Lunchville’s Laurie Cleary Dishes on Recycling at Home

 

For America Recycles Day, November 15, Maria Carter interviewed Lunchville.com’s Laurie Cleary about reycycling with her kids.
Recycling Tips for the Whole Family
Reprinted from AssociaLiving.com
By Maria Carter

Each year, Americans pack landfills to the gills with more than 200 million tons of garbage. We all play a part: A baby goes through 8,000 disposable diapers before becoming potty trained, the average student tosses 67 pounds of disposable lunch bags and utensils per school year, and the typical office worker uses two pounds of paper products daily. The good news? Earth-friendly habits begin at home, and with America Recycles Day on the horizon (Nov. 15), now is a great time to ramp up recycling within your own family.

It takes a bit of work to change your way of thinking, but ultimately you’ll teach your kids to consume responsibly and be better stewards of the planet, explains Laurie Cleary, owner of Lunchville.com, seller of nontoxic, waste-free lunch packaging gear, and recycling block captain of her neighborhood in Chicago’s 19th Ward. She suggests the following actions to get the whole gang involved in green living.

Explain resin codes. Young children often don’t know the difference between what is recyclable and what’s not. Cleary’s city’s recycling program provides magnets depicting the various types of accepted recyclables, but she suggests talking through the resin identification codes (RIC), the numbers on the bottom of products, too. As a general rule, codes 1 and 2 — plastics used for water bottles, milk jugs, laundry detergent containers and more — are safe, while the acceptance of codes 4 through 7 varies greatly. Check with your municipality or local recycling center to find out if these items are allowed.

Encourage trash thoughtfulness. Cleary, who has three children ages 8 to 13, asks them to pause at the trash can and consider whether or not they can instead recycle what they’re about to throw away; if not, could they have made a better choice by purchasing something with less packaging? (Cleary’s family avoids buying single-serve convenience foods with excessive, nonrecyclable packaging.) “It teaches them good character traits to use only what you need and to not buy more than you need,” she adds. “They develop a sense of what they’re contributing to landfills.”

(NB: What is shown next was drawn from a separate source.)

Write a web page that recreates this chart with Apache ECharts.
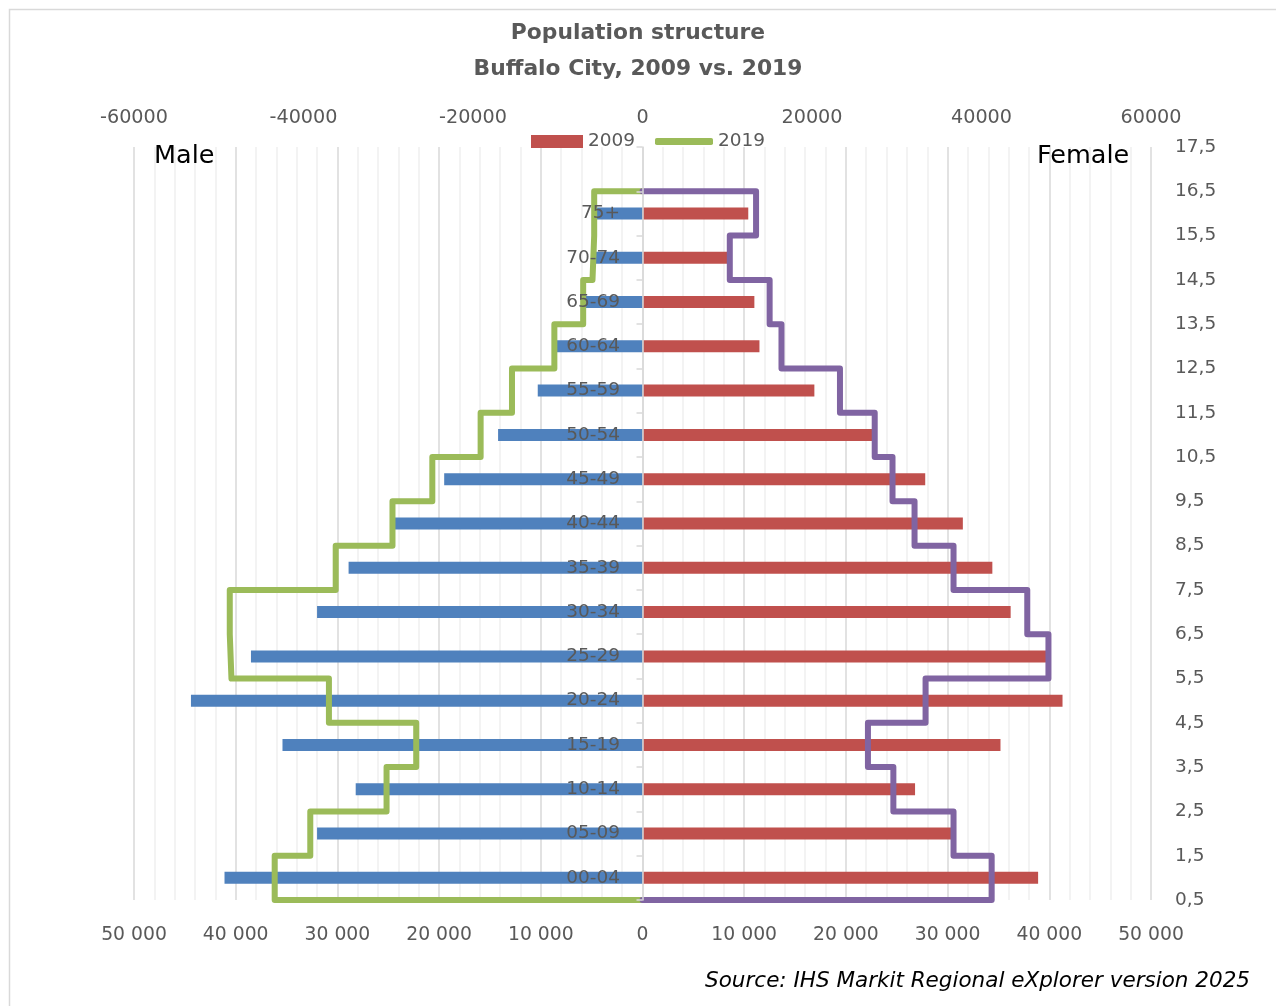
<!DOCTYPE html>
<html>
<head>
<meta charset="utf-8">
<script src="https://cdn.jsdelivr.net/npm/echarts@6/dist/echarts.min.js"></script>
<style>
html,body{margin:0;padding:0;background:#fff;}
#chart{width:1276px;height:1006px;}
</style>
</head>
<body>
<div id="chart"></div>
<script>
// Age groups (bottom to top)
var categories = ['00-04','05-09','10-14','15-19','20-24','25-29','30-34','35-39','40-44','45-49','50-54','55-59','60-64','65-69','70-74','75+'];
// 2009 (bars, bottom axis)
var male2009   = [41100, 32000, 28200, 35400, 44400, 38500, 32000, 28900, 24500, 19500, 14200, 10300, 8500, 5800, 4800, 4700];
var female2009 = [38900, 30400, 26800, 35200, 41300, 39900, 36200, 34400, 31500, 27800, 22600, 16900, 11500, 11000, 8400, 10400];
// 2019 (step lines, top axis)
var male2019   = [43400, 39200, 30200, 26700, 37000, 48500, 48700, 36200, 29500, 24800, 19100, 15400, 10400, 7000, 5900, 5700];
var female2019 = [41200, 36700, 29600, 26600, 33400, 47900, 45400, 36700, 32100, 29500, 27400, 23300, 16400, 15000, 10300, 13400];
// Axis tick settings
var bottomTicks = {min: -50000, max: 50000, interval: 10000};
var topTicks = {min: -60000, max: 60000, interval: 20000};
var rightTicks = {min: 0.5, max: 17.5, interval: 1};

var FONT = 'DejaVu Sans';
var GREY = '#595959';

function stepPoints(vals, sign) {
  var n = vals.length;
  var pts = [[0, n + 0.5]];
  for (var k = n - 1; k >= 0; k--) {
    pts.push([sign * vals[k], k + 1.5]);
    pts.push([sign * vals[k], k + 0.5]);
  }
  pts.push([0, 0.5]);
  return pts;
}

var catAxisData = categories.concat(['']);

var chart = echarts.init(document.getElementById('chart'));
var option = {
  backgroundColor: '#fff',
  animation: false,
  textStyle: {fontFamily: FONT},
  title: {
    text: 'Population structure\nBuffalo City, 2009 vs. 2019',
    left: 'center',
    top: 10,
    textStyle: {fontFamily: FONT, fontWeight: 'bold', fontSize: 21.8, lineHeight: 36, color: GREY}
  },
  legend: [
    {data: ['2009'], left: 526, top: 127, icon: 'rect', itemWidth: 52, itemHeight: 13,
     textStyle: {fontFamily: FONT, fontSize: 18.5, color: GREY}},
    {data: ['2019'], left: 650, top: 127, icon: 'roundRect', itemWidth: 58, itemHeight: 7,
     textStyle: {fontFamily: FONT, fontSize: 18.5, color: GREY}}
  ],
  grid: {left: 134, top: 147, width: 1017, height: 753, containLabel: false},
  xAxis: [
    {
      type: 'value', position: 'bottom',
      min: bottomTicks.min, max: bottomTicks.max, interval: bottomTicks.interval,
      axisLine: {show: false}, axisTick: {show: false},
      axisLabel: {color: GREY, fontSize: 18.8, margin: 26, fontFamily: FONT,
        formatter: function (v) { var a = Math.abs(v); return String(a).replace(/\B(?=(\d{3})+(?!\d))/g, ' '); }},
      splitLine: {show: true, lineStyle: {color: '#d9d9d9', width: 1.5}},
      minorTick: {show: false, splitNumber: 5},
      minorSplitLine: {show: true, lineStyle: {color: '#efefef', width: 1.5}}
    },
    {
      type: 'value', position: 'top',
      min: topTicks.min, max: topTicks.max, interval: topTicks.interval,
      axisLine: {show: false}, axisTick: {show: false}, splitLine: {show: false},
      axisLabel: {color: GREY, fontSize: 19.2, margin: 19, fontFamily: FONT,
        formatter: function (v) { return String(v); }}
    }
  ],
  yAxis: [
    {
      type: 'category', data: catAxisData, position: 'left', z: 5,
      axisLine: {show: true, onZero: true, onZeroAxisIndex: 0, lineStyle: {color: '#d9d9d9', width: 1.5}},
      axisTick: {show: true, length: 6, lineStyle: {color: '#d9d9d9', width: 1.5}},
      axisLabel: {color: GREY, fontSize: 18.5, margin: -486, fontFamily: FONT},
      splitLine: {show: false}
    },
    {
      type: 'value', position: 'right',
      min: rightTicks.min, max: rightTicks.max, interval: rightTicks.interval,
      axisLine: {show: false}, axisTick: {show: false}, splitLine: {show: false},
      axisLabel: {color: GREY, fontSize: 18.5, margin: 24, fontFamily: FONT,
        formatter: function (v) { return v.toFixed(1).replace('.', ','); }}
    }
  ],
  series: [
    {
      name: '2009', type: 'bar', xAxisIndex: 0, yAxisIndex: 0,
      data: female2009, barWidth: 12, barGap: '-100%',
      itemStyle: {color: '#c0504d'}, z: 2
    },
    {
      name: '2009', type: 'bar', xAxisIndex: 0, yAxisIndex: 0,
      data: male2009.map(function (v) { return -v; }), barWidth: 12, barGap: '-100%',
      itemStyle: {color: '#4f81bd'}, z: 2
    },
    {
      name: '2019', type: 'line', xAxisIndex: 1, yAxisIndex: 1,
      data: stepPoints(male2019, -1), symbol: 'none', showSymbol: false, clip: false,
      color: '#9bbb59', itemStyle: {color: '#9bbb59'},
      lineStyle: {color: '#9bbb59', width: 6, join: 'round', cap: 'round'}, z: 3
    },
    {
      name: '2019', type: 'line', xAxisIndex: 1, yAxisIndex: 1,
      data: stepPoints(female2019, 1), symbol: 'none', showSymbol: false, clip: false,
      color: '#8064a2', itemStyle: {color: '#8064a2'},
      lineStyle: {color: '#8064a2', width: 6, join: 'round', cap: 'round'}, z: 4
    }
  ],
  graphic: [
    {type: 'rect', left: 7, top: 7, z: -10, silent: true,
     shape: {width: 1290, height: 1020}, style: {fill: 'none', stroke: '#d9d9d9', lineWidth: 1.5}},
    {type: 'text', left: 154, top: 143, z: 10,
     style: {text: 'Male', fontFamily: FONT, fontSize: 25.5, fill: '#000'}},
    {type: 'text', left: 1037, top: 143, z: 10,
     style: {text: 'Female', fontFamily: FONT, fontSize: 25.5, fill: '#000'}},
    {type: 'text', right: 26, top: 970, z: 10,
     style: {text: 'Source: IHS Markit Regional eXplorer version 2025', fontFamily: FONT, fontStyle: 'italic', fontSize: 21.5, fill: '#000'}}
  ]
};
chart.setOption(option);
</script>
</body>
</html>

Establish a routine. “My children are very familiar with the items that can be recycled and how to separate them from our regular garbage,” says Cleary, whose kids recycle old homework papers on a weekly basis and eliminate clutter by immediately recycling junk mail and gift wrap. Her oldest child is responsible for emptying the family’s recycling bin several times per week.

Get creative. For smaller children, incorporate re-purposing and “upcycling” into playtime. Cleary’s young daughters make “tacky binoculars” out of cardboard toilet-paper rolls and duct tape. Recyclable cardboard gets a second life as doll furniture after a little bit of glue and a coat of paint.

Think beyond manmade goods. Even half-eaten produce and food byproducts can avoid a fate in the trash. At Cleary’s house, eggshells get “recycled” into mulch for tomato plants and orange rinds go down the garbage disposal to clean the sink and make it smell better.